What people type on Google when looking for money managers

Recently, I've been doing some work around how Wealth Management firms can position themselves for success on LLMs and noticing, among other takeaways, that people are definitely going online to find help. 

In Canada, nearly 10,000 people are searching for "financial advisor" every single month. Another 390 are specifically asking Google "how to choose a financial advisor."

If you lead strategy for an investment firm (or even if you are a curious PM, IA, or FA), here is a quick look at the data and what it means—especially as search behavior evolves with AI.

 


 

Broad terms don't work
Terms like "wealth management" and "financial advisor" get massive volume, but the keyword difficulty (KD%) is deep red. Trying to rank here means fighting major banks for visibility. Even if you win, you’re mostly capturing unqualified retail inquiries, rather than your target clients.

(Pro Tip: To enlarge these images, right click on them and open them on a new tab)

(A quick guide to reading the data above:)

  • Volume: The estimated number of times people search for this exact phrase on Google every month.

  • KD % (Keyword Difficulty): A score from 0 to 100 showing how hard it is to rank on the first page organically (by publishing content that targets that keyword). Red means highly competitive.

  • CPC (USD): Cost Per Click. The estimated spend of advertisers who pay Google to show up at the top when people search this keyword.

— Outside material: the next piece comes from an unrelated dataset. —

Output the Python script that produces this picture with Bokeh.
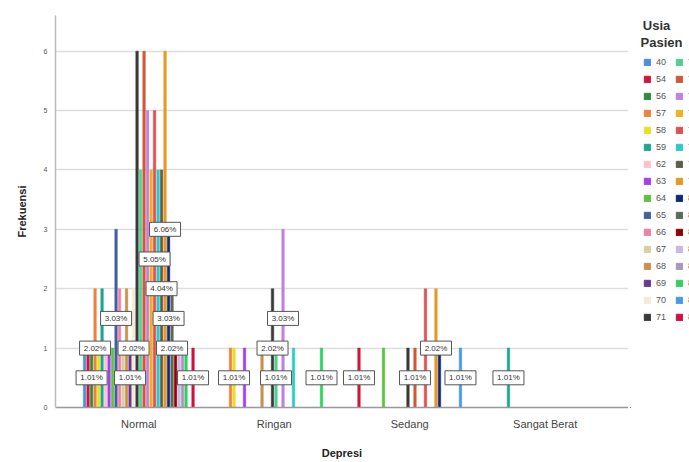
from bokeh.plotting import figure
from bokeh.layouts import row
from bokeh.models import (ColumnDataSource, FactorRange, Range1d, LabelSet, Legend,
                          LegendItem, Label, SingleIntervalTicker)
from bokeh.transform import dodge
from bokeh.embed import file_html
from bokeh.resources import INLINE
from bokeh.core.properties import value

categories = ["Normal", "Ringan", "Sedang", "Sangat Berat"]

ages = ["40", "54", "56", "57", "58", "59", "62", "63", "64", "65", "66", "67", "68", "69", "70", "71",
        "72", "73", "74", "75", "76", "77", "78", "79", "80", "81", "82", "83", "84", "85", "86", "88"]

colors = ["#4A90D9", "#D4143C", "#2E8B3E", "#F08040", "#E8E020", "#1AA88F", "#FFC0CB", "#A040F0",
          "#60C040", "#4060A0", "#F080A8", "#D8D0A0", "#C89050", "#6A3890", "#F3EBD3", "#3A3A3A",
          "#50D090", "#D05838", "#C080E0", "#F0B020", "#E05050", "#30C8D0", "#5A6048", "#E89820",
          "#102878", "#5A6A5A", "#900000", "#C8B8E8", "#A898B8", "#30D060", "#4898E8", "#D01040"]

normal = [1, 1, 1, 2, 1, 2, 1, 1, 1, 3, 2, 1, 2, 1, 2, 6,
          4, 6, 5, 4, 5, 4, 4, 6, 3, 2, 1, 1, 1, 1, 0, 1]
ringan = [0, 0, 0, 1, 1, 0, 0, 1, 0, 0, 0, 0, 1, 0, 0, 2,
          1, 0, 3, 0, 0, 1, 0, 0, 0, 0, 0, 0, 0, 1, 0, 0]
sedang = [0, 1, 0, 0, 0, 0, 0, 0, 1, 0, 0, 0, 0, 0, 0, 1,
          0, 1, 0, 0, 2, 0, 0, 2, 1, 0, 0, 0, 0, 0, 1, 0]
sangat_berat = [0, 0, 0, 0, 0, 1, 0, 0, 0, 0, 0, 0, 0, 0, 0, 0,
                0, 0, 0, 0, 0, 0, 0, 0, 0, 0, 0, 0, 0, 0, 0, 0]

series = [normal, ringan, sedang, sangat_berat]
total = sum(sum(s) for s in series)

FONT = "Liberation Sans"
SLOT = 3.5 / 135.5          # width of one cluster slot, in category units
BAR_W = SLOT * 0.72
MIN_GAP = 10                # data labels that would overlap are hidden (right to left)

# which data labels are drawn (overlapping ones at the same height are suppressed)
shown = set()
for cat, s in zip(categories, series):
    last = {}
    for i in range(len(ages) - 1, -1, -1):
        c = s[i]
        if c > 0 and (c not in last or last[c] - i >= MIN_GAP):
            shown.add((cat, i))
            last[c] = i

p = figure(width=628, height=462,
           x_range=FactorRange(*categories, range_padding=0.115, range_padding_units="absolute"),
           y_range=Range1d(0, 6.6),
           output_backend="svg", toolbar_location=None,
           min_border_left=55, min_border_right=0, min_border_top=15, min_border_bottom=55)
p.background_fill_color = "white"
p.border_fill_color = "white"
p.outline_line_color = None

# separate narrow figure that only holds the legend (its frame is aligned with the main one)
lf = figure(width=61, height=462, output_backend="svg", toolbar_location=None,
            x_axis_location=None, y_axis_location=None,
            x_range=Range1d(0, 1), y_range=Range1d(0, 1),
            min_border_left=2, min_border_right=0, min_border_top=15, min_border_bottom=55)
lf.outline_line_color = None
lf.grid.grid_line_color = None

items = []
label_sources = []
for i, age in enumerate(ages):
    cats, cnts = [], []
    for cat, s in zip(categories, series):
        if s[i] > 0:
            cats.append(cat)
            cnts.append(s[i])
    src = ColumnDataSource(dict(cat=cats, count=cnts))
    off = (i - 15.5) * SLOT
    p.vbar(x=dodge("cat", off, range=p.x_range), top="count", width=BAR_W, source=src,
           fill_color=colors[i], line_color=colors[i], line_width=0.5)
    # legend swatch: a bar kept outside the legend figure's visible range
    swatch = lf.vbar(x=[-5], top=[-5], width=1, fill_color=colors[i], line_color=colors[i])
    items.append(LegendItem(label=age, renderers=[swatch]))

    lc = [(c, n) for c, n in zip(cats, cnts) if (c, i) in shown]
    if lc:
        lsrc = ColumnDataSource(dict(cat=[c for c, _ in lc],
                                     half=[n / 2 for _, n in lc],
                                     pct=[f"{n / total * 100:.2f}%" for _, n in lc]))
        label_sources.append((lsrc, off))

for lsrc, off in label_sources:
    p.rect(x=dodge("cat", off, range=p.x_range), y="half", width=31, height=14,
           width_units="screen", height_units="screen", source=lsrc,
           fill_color="white", line_color="#555555", line_width=1)
for lsrc, off in label_sources:
    p.add_layout(LabelSet(x=dodge("cat", off, range=p.x_range), y="half", text="pct", source=lsrc,
                          text_font=value(FONT), text_font_size="8px", text_color="#333333",
                          text_align="center", text_baseline="middle"))

legend = Legend(items=items, location=(13, 85), ncols=2, orientation="vertical",
                glyph_width=8, glyph_height=8, label_height=10, label_width=12, label_standoff=5,
                label_text_font=FONT, label_text_font_size="9px", label_text_color="#555555",
                spacing=7, padding=0, margin=0, border_line_color=None,
                background_fill_alpha=0)
lf.add_layout(legend)

for txt, x, y in [("Usia", 26, 382), ("Pasien", 31, 365)]:
    lf.add_layout(Label(x=x, y=y, x_units="screen", y_units="screen", text=txt,
                        text_font=FONT, text_font_size="13px", text_font_style="bold",
                        text_color="#333333", text_align="center", text_baseline="middle"))

p.xgrid.grid_line_color = None
p.ygrid.grid_line_color = "#DDDDDD"
p.ygrid.grid_line_width = 1.5

p.yaxis.ticker = SingleIntervalTicker(interval=1)
p.yaxis.axis_label = "Frekuensi"
p.yaxis.axis_label_text_font = FONT
p.yaxis.axis_label_text_font_size = "11px"
p.yaxis.axis_label_text_font_style = "bold"
p.yaxis.axis_label_text_color = "#222222"
p.yaxis.axis_label_standoff = 13
p.yaxis.major_label_text_font = FONT
p.yaxis.major_label_text_font_size = "7px"
p.yaxis.major_label_text_color = "#555555"
p.yaxis.major_label_standoff = 4
p.yaxis.axis_line_color = "#BBBBBB"
p.yaxis.axis_line_width = 1.5
p.yaxis.major_tick_line_color = None
p.yaxis.major_tick_out = 0
p.yaxis.minor_tick_line_color = None

p.xaxis.axis_label = "Depresi"
p.xaxis.axis_label_text_font = FONT
p.xaxis.axis_label_text_font_size = "11px"
p.xaxis.axis_label_text_font_style = "bold"
p.xaxis.axis_label_text_color = "#222222"
p.xaxis.axis_label_standoff = 14
p.xaxis.major_label_text_font = FONT
p.xaxis.major_label_text_font_size = "11px"
p.xaxis.major_label_text_color = "#444444"
p.xaxis.major_label_standoff = 10
p.xaxis.axis_line_color = "#999999"
p.xaxis.axis_line_width = 1.5
p.xaxis.major_tick_line_color = None
p.xaxis.major_tick_out = 0
p.xaxis.minor_tick_line_color = None

open("out.html", "w").write(file_html(row(p, lf), INLINE))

Firms are bidding on the wrong terms

Firms are paying top dollar (sometimes $8.50+ per click) for phrases like "financial advisor for business owners," but the organic search volume is practically zero. This might be because high-net-worth clients don't search this way. Instead, they search for solutions to complex problems (e.g., "tax implications of selling a private corporation"). 

Specific titles attract better prospects
"Portfolio manager Canada" only gets 140 searches, but the difficulty drops to a green 10. Because it’s a specific designation, people searching for it usually understand the industry and want discretionary management. Optimizing for this title filters for higher intent with a fraction of the competition.

 

Leveraging this for your content strategy

Here are three practical ways to use this data, especially as SEO evolves into AEO (Answer Engine Optimization)

1. Target your client's problems, not their labels Broad industry terms ("wealth management") are heavily saturated by major banks, and prospects rarely search using demographic labels ("advisor for business owners"). Instead of optimizing your site for who you want to reach, optimize for the specific, complex questions they are trying to solve (e.g., "tax implications of selling a private corporation in Canada"). This naturally bypasses the big banks and attracts high-intent traffic. This is becoming increasingly important as people switch their searches to LLMs.

2. Lean into your specific fiduciary designations While general terms like "financial advisor" are a trap, specific regulated titles are a hidden advantage. Optimizing for terms like "Portfolio Manager" allows you to capture a sophisticated audience that actively understands the difference between retail advice and discretionary management, all with a fraction of the SEO competition.

3. Treat traditional SEO as the foundation for AI search You should definitely want your firm to show up when prospects ask LLMs for financial guidance. However, AI engines don't just invent answers; they synthesize them by pulling from authoritative pages that already rank well in traditional search. By using keyword data to rank for specific, complex questions on Google, you are simultaneously building the exact source material that AI engines look for and cite. Traditional SEO is still a major component of a modern AI search strategy.